** SHORT TASK **
Give back the full listing, character for character, with no pictures.

[Start]

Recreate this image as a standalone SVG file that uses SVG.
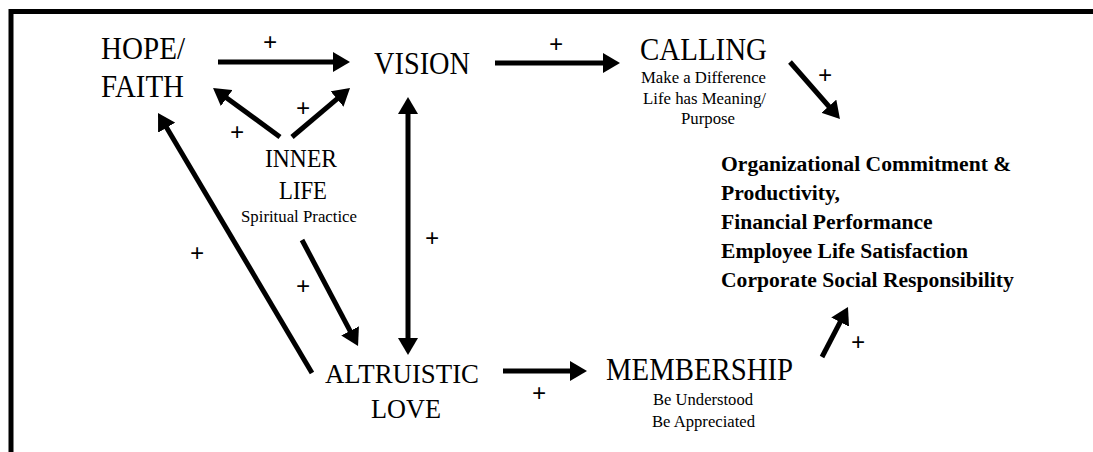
<svg xmlns="http://www.w3.org/2000/svg" width="1093" height="452" viewBox="0 0 1093 452">
<style>
text{font-family:"Liberation Serif","Times New Roman",serif;fill:#000}
.big{font-size:31px}
.mid{font-size:28px}
.inner{font-size:25.5px}
.sub{font-size:17.5px}
.out{font-size:21.6px;font-weight:bold}
.plus{font-size:25px;font-weight:bold;text-anchor:middle}
.arr{stroke:#000;stroke-width:5;fill:none;marker-end:url(#ah)}
.dbl{marker-start:url(#ah)}
</style>
<defs>
<marker id="ah" viewBox="0 0 17 20" markerUnits="userSpaceOnUse" markerWidth="17" markerHeight="20" refX="9" refY="10" orient="auto-start-reverse">
<path d="M0,0 L17,10 L0,20 z" fill="#000"/>
</marker>
</defs>
<rect width="1093" height="452" fill="#fff"/>
<path d="M11,452 V11.5 H1093" stroke="#000" stroke-width="5" fill="none"/>
<g id="connectors">
<line class="arr" x1="218" y1="62" x2="342" y2="62"/>
<line class="arr" x1="495" y1="63" x2="612" y2="63"/>
<line class="arr" x1="280" y1="137" x2="219.5" y2="92.7"/>
<line class="arr" x1="292" y1="137" x2="343.9" y2="93.2"/>
<line class="arr" x1="312" y1="373" x2="162.1" y2="119.9"/>
<line class="arr" x1="302" y1="240" x2="354.3" y2="338.9"/>
<line class="arr dbl" x1="408" y1="105" x2="408" y2="347"/>
<line class="arr" x1="790" y1="62" x2="834.7" y2="113"/>
<line class="arr" x1="503" y1="371" x2="579" y2="371"/>
<line class="arr" x1="822" y1="357" x2="844.3" y2="314.1"/>
<text class="plus" x="270" y="51">+</text>
<text class="plus" x="556" y="53">+</text>
<text class="plus" x="237" y="141">+</text>
<text class="plus" x="303" y="117">+</text>
<text class="plus" x="825" y="84">+</text>
<text class="plus" x="197" y="262">+</text>
<text class="plus" x="303" y="295">+</text>
<text class="plus" x="432" y="247">+</text>
<text class="plus" x="539" y="402">+</text>
<text class="plus" x="858" y="351">+</text>
</g>
<g id="hope-faith">
<text class="big" x="101" y="59" textLength="84" lengthAdjust="spacingAndGlyphs">HOPE/</text>
<text class="big" x="101" y="97" textLength="83" lengthAdjust="spacingAndGlyphs">FAITH</text>
</g>
<g id="vision">
<text class="big" x="374" y="74" textLength="96" lengthAdjust="spacingAndGlyphs">VISION</text>
</g>
<g id="calling">
<text class="big" x="640" y="60" textLength="127" lengthAdjust="spacingAndGlyphs">CALLING</text>
<text class="sub" x="641" y="83" textLength="125" lengthAdjust="spacingAndGlyphs">Make a Difference</text>
<text class="sub" x="643" y="104" textLength="123" lengthAdjust="spacingAndGlyphs">Life has Meaning/</text>
<text class="sub" x="681" y="124" textLength="54" lengthAdjust="spacingAndGlyphs">Purpose</text>
</g>
<g id="inner-life">
<text class="inner" x="265" y="167" textLength="72" lengthAdjust="spacingAndGlyphs">INNER</text>
<text class="inner" x="279" y="199" textLength="48" lengthAdjust="spacingAndGlyphs">LIFE</text>
<text class="sub" x="241" y="222" textLength="116" lengthAdjust="spacingAndGlyphs">Spiritual Practice</text>
</g>
<g id="altruistic-love">
<text class="mid" x="325" y="383" textLength="154" lengthAdjust="spacingAndGlyphs">ALTRUISTIC</text>
<text class="mid" x="371" y="418" textLength="70" lengthAdjust="spacingAndGlyphs">LOVE</text>
</g>
<g id="membership">
<text class="big" x="606" y="380" textLength="187" lengthAdjust="spacingAndGlyphs">MEMBERSHIP</text>
<text class="sub" x="653" y="405" textLength="100" lengthAdjust="spacingAndGlyphs">Be Understood</text>
<text class="sub" x="652" y="427" textLength="103" lengthAdjust="spacingAndGlyphs">Be Appreciated</text>
</g>
<g id="outcomes">
<text class="out" x="721" y="171">Organizational Commitment &amp;</text>
<text class="out" x="721" y="200">Productivity,</text>
<text class="out" x="721" y="229">Financial Performance</text>
<text class="out" x="721" y="258">Employee Life Satisfaction</text>
<text class="out" x="721" y="287">Corporate Social Responsibility</text>
</g>
</svg>
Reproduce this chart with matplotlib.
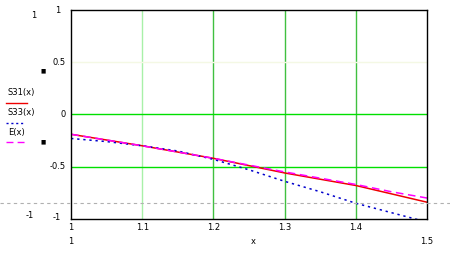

[End]

** FINAL RESULT **
Recreate this image as a standalone SVG file that uses SVG.
<svg xmlns="http://www.w3.org/2000/svg" width="1093" height="452" viewBox="0 0 1093 452">
<style>
text{font-family:"Liberation Serif","Times New Roman",serif;fill:#000}
.big{font-size:31px}
.mid{font-size:28px}
.inner{font-size:25.5px}
.sub{font-size:17.5px}
.out{font-size:21.6px;font-weight:bold}
.plus{font-size:25px;font-weight:bold;text-anchor:middle}
.arr{stroke:#000;stroke-width:5;fill:none;marker-end:url(#ah)}
.dbl{marker-start:url(#ah)}
</style>
<defs>
<marker id="ah" viewBox="0 0 17 20" markerUnits="userSpaceOnUse" markerWidth="17" markerHeight="20" refX="9" refY="10" orient="auto-start-reverse">
<path d="M0,0 L17,10 L0,20 z" fill="#000"/>
</marker>
</defs>
<rect width="1093" height="452" fill="#fff"/>
<path d="M11,452 V11.5 H1093" stroke="#000" stroke-width="5" fill="none"/>
<g id="connectors">
<line class="arr" x1="218" y1="62" x2="342" y2="62"/>
<line class="arr" x1="495" y1="63" x2="612" y2="63"/>
<line class="arr" x1="280" y1="137" x2="219.5" y2="92.7"/>
<line class="arr" x1="292" y1="137" x2="343.9" y2="93.2"/>
<line class="arr" x1="312" y1="373" x2="162.1" y2="119.9"/>
<line class="arr" x1="302" y1="240" x2="354.3" y2="338.9"/>
<line class="arr dbl" x1="408" y1="105" x2="408" y2="347"/>
<line class="arr" x1="790" y1="62" x2="834.7" y2="113"/>
<line class="arr" x1="503" y1="371" x2="579" y2="371"/>
<line class="arr" x1="822" y1="357" x2="844.3" y2="314.1"/>
<text class="plus" x="270" y="51">+</text>
<text class="plus" x="556" y="53">+</text>
<text class="plus" x="237" y="141">+</text>
<text class="plus" x="303" y="117">+</text>
<text class="plus" x="825" y="84">+</text>
<text class="plus" x="197" y="262">+</text>
<text class="plus" x="303" y="295">+</text>
<text class="plus" x="432" y="247">+</text>
<text class="plus" x="539" y="402">+</text>
<text class="plus" x="858" y="351">+</text>
</g>
<g id="hope-faith">
<text class="big" x="101" y="59" textLength="84" lengthAdjust="spacingAndGlyphs">HOPE/</text>
<text class="big" x="101" y="97" textLength="83" lengthAdjust="spacingAndGlyphs">FAITH</text>
</g>
<g id="vision">
<text class="big" x="374" y="74" textLength="96" lengthAdjust="spacingAndGlyphs">VISION</text>
</g>
<g id="calling">
<text class="big" x="640" y="60" textLength="127" lengthAdjust="spacingAndGlyphs">CALLING</text>
<text class="sub" x="641" y="83" textLength="125" lengthAdjust="spacingAndGlyphs">Make a Difference</text>
<text class="sub" x="643" y="104" textLength="123" lengthAdjust="spacingAndGlyphs">Life has Meaning/</text>
<text class="sub" x="681" y="124" textLength="54" lengthAdjust="spacingAndGlyphs">Purpose</text>
</g>
<g id="inner-life">
<text class="inner" x="265" y="167" textLength="72" lengthAdjust="spacingAndGlyphs">INNER</text>
<text class="inner" x="279" y="199" textLength="48" lengthAdjust="spacingAndGlyphs">LIFE</text>
<text class="sub" x="241" y="222" textLength="116" lengthAdjust="spacingAndGlyphs">Spiritual Practice</text>
</g>
<g id="altruistic-love">
<text class="mid" x="325" y="383" textLength="154" lengthAdjust="spacingAndGlyphs">ALTRUISTIC</text>
<text class="mid" x="371" y="418" textLength="70" lengthAdjust="spacingAndGlyphs">LOVE</text>
</g>
<g id="membership">
<text class="big" x="606" y="380" textLength="187" lengthAdjust="spacingAndGlyphs">MEMBERSHIP</text>
<text class="sub" x="653" y="405" textLength="100" lengthAdjust="spacingAndGlyphs">Be Understood</text>
<text class="sub" x="652" y="427" textLength="103" lengthAdjust="spacingAndGlyphs">Be Appreciated</text>
</g>
<g id="outcomes">
<text class="out" x="721" y="171">Organizational Commitment &amp;</text>
<text class="out" x="721" y="200">Productivity,</text>
<text class="out" x="721" y="229">Financial Performance</text>
<text class="out" x="721" y="258">Employee Life Satisfaction</text>
<text class="out" x="721" y="287">Corporate Social Responsibility</text>
</g>
</svg>
Reproduce this chart with matplotlib.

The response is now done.